┌────────

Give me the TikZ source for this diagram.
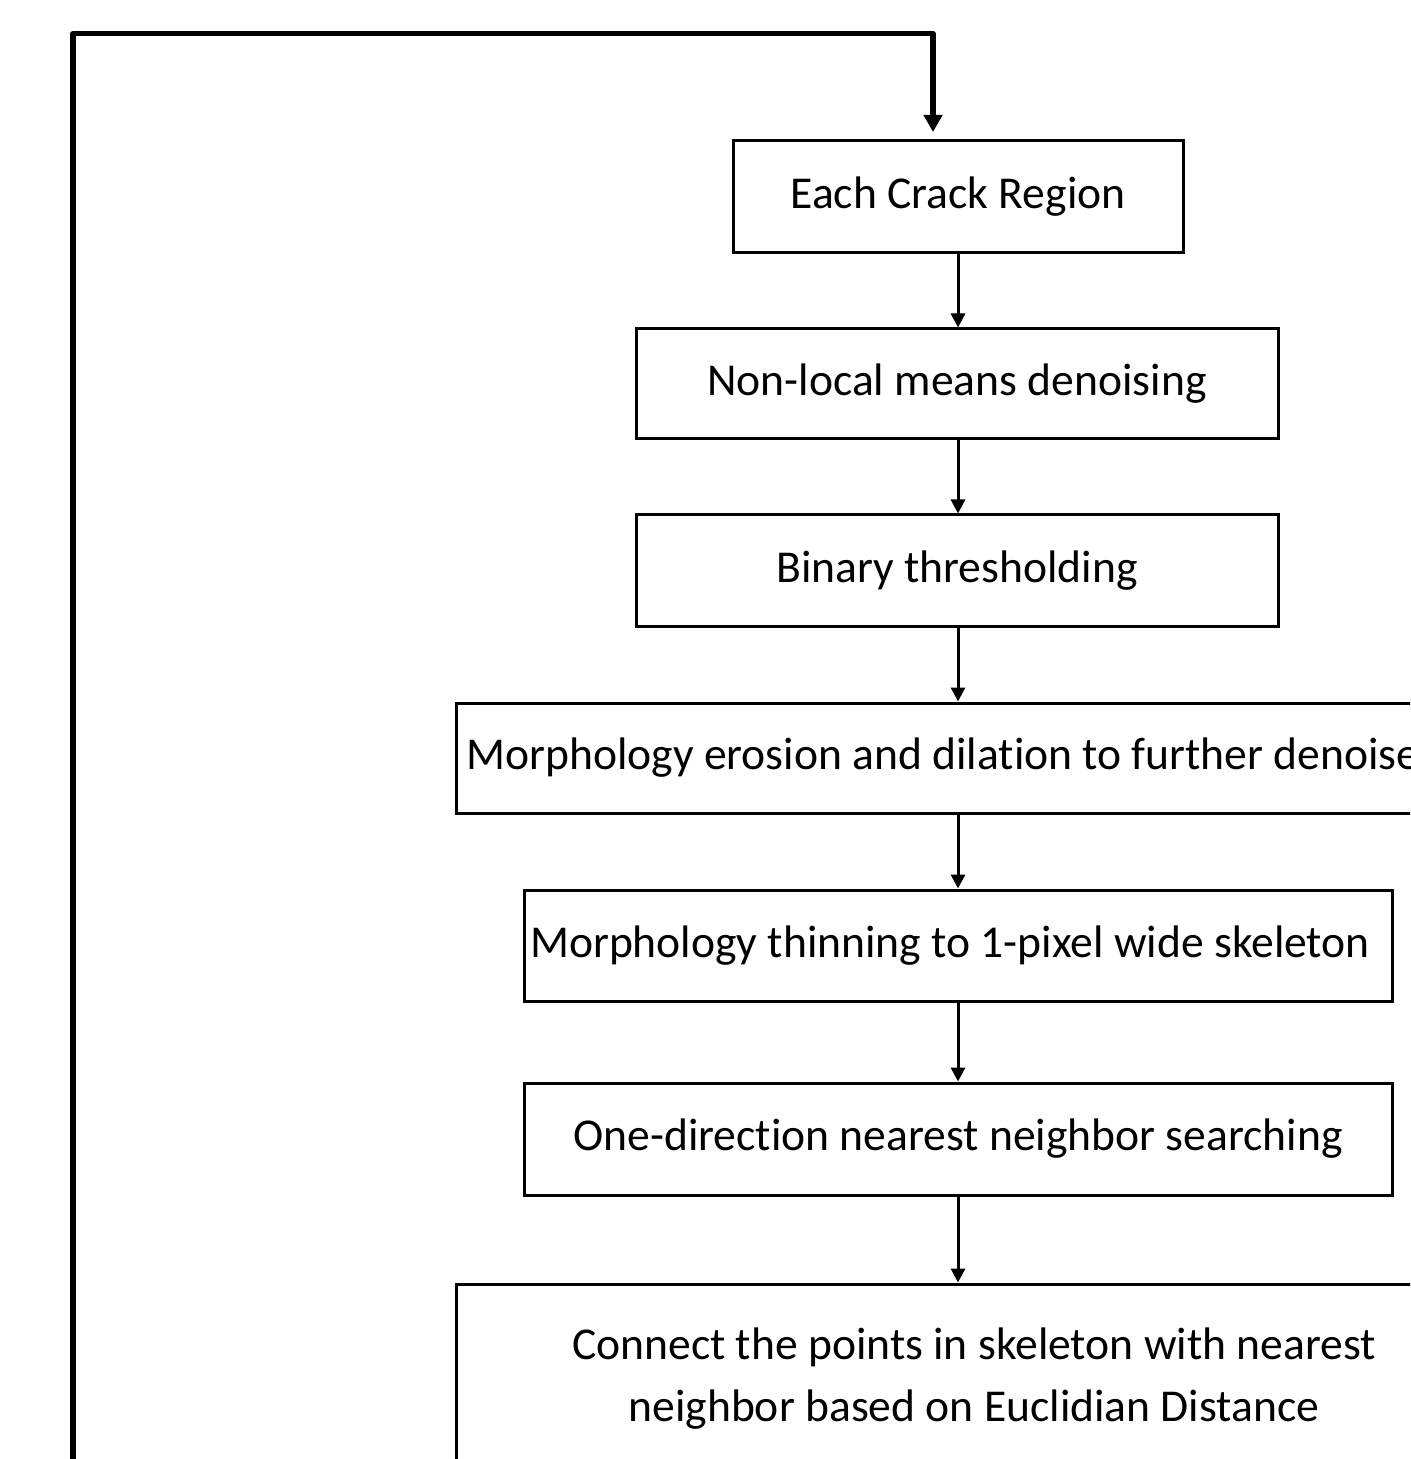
\documentclass[tikz,border=0pt]{standalone}
\usepackage{fontspec}
\setmainfont[Ligatures=NoCommon]{Carlito}
\usetikzlibrary{arrows.meta}
\begin{document}
\begin{tikzpicture}[x=0.5pt,y=-0.5pt,
  procbox/.style={draw=black,line width=1.5pt,rectangle,inner sep=0pt,
    font=\fontsize{22.8}{31}\selectfont,align=center},
  flowarrow/.style={line width=1.5pt,-{Triangle[width=7pt,length=7pt]}},
  looparrow/.style={line width=2.6pt,line join=round,-{Triangle[width=9pt,length=8.5pt]}}]
\useasboundingbox (0,0) rectangle (1410,1459);
\clip (0,0) rectangle (1410,1459);
\node[procbox,minimum width=225pt,minimum height=56pt] (b1) at (958,197) {Each Crack Region};
\node[procbox,minimum width=321pt,minimum height=55pt] (b2) at (957,384) {Non-local means denoising};
\node[procbox,minimum width=321pt,minimum height=55.5pt] (b3) at (957,570.5) {Binary thresholding};
\node[procbox,minimum width=502pt,minimum height=55pt] (b4) at (958,758) {Morphology erosion and dilation to further denoise\hspace*{15pt}};
\node[procbox,minimum width=434pt,minimum height=55.5pt] (b5) at (958,945.5) {Morphology thinning to 1-pixel wide skeleton\hspace*{8pt}};
\node[procbox,minimum width=434pt,minimum height=56pt] (b6) at (958,1139) {One-direction nearest neighbor searching};
\node[procbox,minimum width=518pt,minimum height=95pt] (b7) at (974,1379) {Connect the points in skeleton with nearest\\neighbor based on Euclidian Distance};
\draw[flowarrow] (b1.south -| 958,0) -- (b2.north -| 958,0);
\draw[flowarrow] (b2.south -| 958,0) -- (b3.north -| 958,0);
\draw[flowarrow] (b3.south -| 958,0) -- (b4.north -| 958,0);
\draw[flowarrow] (b4.south -| 958,0) -- (b5.north -| 958,0);
\draw[flowarrow] (b5.south -| 958,0) -- (b6.north -| 958,0);
\draw[flowarrow] (b6.south -| 958,0) -- (b7.north -| 958,0);
\coordinate (loopstart) at (73,1480);
\coordinate (looptip) at (933,132);
\draw[looparrow] (loopstart) -- (73,33.5) -- (933,33.5) -- (looptip);
\end{tikzpicture}
\end{document}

└────────

## Written request
Quote the data above in full and without alteration; skip the pictures.

## Written answer
Give me the TikZ source for this diagram.
\documentclass[tikz,border=0pt]{standalone}
\usepackage{fontspec}
\setmainfont[Ligatures=NoCommon]{Carlito}
\usetikzlibrary{arrows.meta}
\begin{document}
\begin{tikzpicture}[x=0.5pt,y=-0.5pt,
  procbox/.style={draw=black,line width=1.5pt,rectangle,inner sep=0pt,
    font=\fontsize{22.8}{31}\selectfont,align=center},
  flowarrow/.style={line width=1.5pt,-{Triangle[width=7pt,length=7pt]}},
  looparrow/.style={line width=2.6pt,line join=round,-{Triangle[width=9pt,length=8.5pt]}}]
\useasboundingbox (0,0) rectangle (1410,1459);
\clip (0,0) rectangle (1410,1459);
\node[procbox,minimum width=225pt,minimum height=56pt] (b1) at (958,197) {Each Crack Region};
\node[procbox,minimum width=321pt,minimum height=55pt] (b2) at (957,384) {Non-local means denoising};
\node[procbox,minimum width=321pt,minimum height=55.5pt] (b3) at (957,570.5) {Binary thresholding};
\node[procbox,minimum width=502pt,minimum height=55pt] (b4) at (958,758) {Morphology erosion and dilation to further denoise\hspace*{15pt}};
\node[procbox,minimum width=434pt,minimum height=55.5pt] (b5) at (958,945.5) {Morphology thinning to 1-pixel wide skeleton\hspace*{8pt}};
\node[procbox,minimum width=434pt,minimum height=56pt] (b6) at (958,1139) {One-direction nearest neighbor searching};
\node[procbox,minimum width=518pt,minimum height=95pt] (b7) at (974,1379) {Connect the points in skeleton with nearest\\neighbor based on Euclidian Distance};
\draw[flowarrow] (b1.south -| 958,0) -- (b2.north -| 958,0);
\draw[flowarrow] (b2.south -| 958,0) -- (b3.north -| 958,0);
\draw[flowarrow] (b3.south -| 958,0) -- (b4.north -| 958,0);
\draw[flowarrow] (b4.south -| 958,0) -- (b5.north -| 958,0);
\draw[flowarrow] (b5.south -| 958,0) -- (b6.north -| 958,0);
\draw[flowarrow] (b6.south -| 958,0) -- (b7.north -| 958,0);
\coordinate (loopstart) at (73,1480);
\coordinate (looptip) at (933,132);
\draw[looparrow] (loopstart) -- (73,33.5) -- (933,33.5) -- (looptip);
\end{tikzpicture}
\end{document}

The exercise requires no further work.